31. And 21.
My birthday is tomorrow, and Christmas is of course only a week away now. This is my absolute favorite time of year. People always ask if I hate having a birthday so close to Christmas. When I was a kid, I didn’t like it because I thought the holiday took away from the specialness of having a birthday. But now as an adult I absolutely love having a holiday birthday. It’s such a festive, joyful, fun time of year, and everyone is already in a celebratory mood so you just kind of throw your birthday in there too and everyone is down to party. The whole month of December feels like one long, awesome party to me, and I love it.
This year I am turning 31. And I cannot believe the year we have had. We left jobs. We left the country, and visited six others. We moved cities. We got a dog. We got married. We got new jobs. We hated some things about Portland, we loved some things about Portland. This was a year chock-full of blessings and just as full of challenges. Indeed, my 30th year on this planet could not have been more crazy, scary, or exciting - and what more can you ask for during that pivotal, life-affirming year of 30? Truly, I have been blessed this year.
December has another special anniversary for me though. On the 24th, Christmas Eve Day, I will mark 21 years with diabetes. Two-plus decades with this disease. Wow. When I was first diagnosed, I wondered how it would be to grow up with this disease. Would I have a job, a family, a normal life one day? Would I travel and be able to do sports and have friends and go to college and have a career and not feel like I was defined by this disease? I didn’t know at age 10 if that would all be possible. All I knew is that Christmas would never be the same.
The year I was diagnosed, we were in Minnesota at my grandparents house. My grandpa, who was a retired endocrinologist, actually diagnosed me if you can believe it. Such an irony. I remember that night of my diagnosis, at our somber Christmas dinner, asking if I could have a cookie from my Aunt Florence’s cookie tree. The cookie tree was a project she did every Christmas with us kids. I remember my grandpa saying I could have one small cookie. He was just trying to help me feel ok with the fact that my entire world was changing.
My Aunt Florence passed away this year, but she did make it to age 100, like she had always hoped. Last week she would have been 101. This year in her honor, I made her famous cookie tree. It wasn’t as pretty as when she made it, but it tasted the same and it was just as fun as ever to make.

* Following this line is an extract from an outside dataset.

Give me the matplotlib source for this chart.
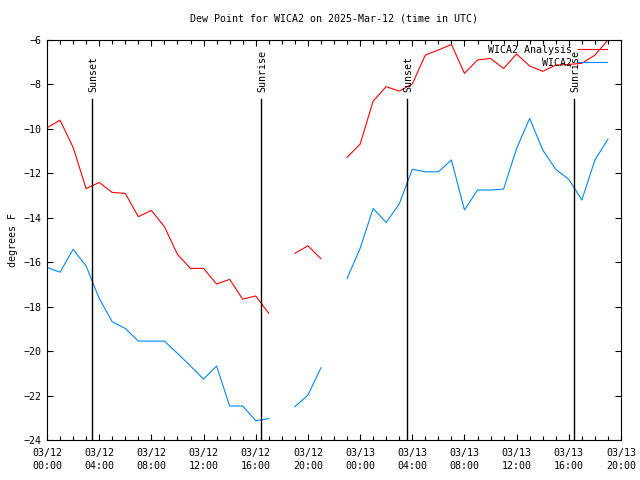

Then I bolused with a few buttons on my pump, and followed my CGM line to make sure I didn’t spike too much, and I ate a few cookies from the tree in the kitchen of my Portland house, the dog circling at my feet and my husband upstairs typing away on a volunteer project.
That little 10 year old who was diagnosed with diabetes on Christmas had nothing to worry about. It really was all going to be ok.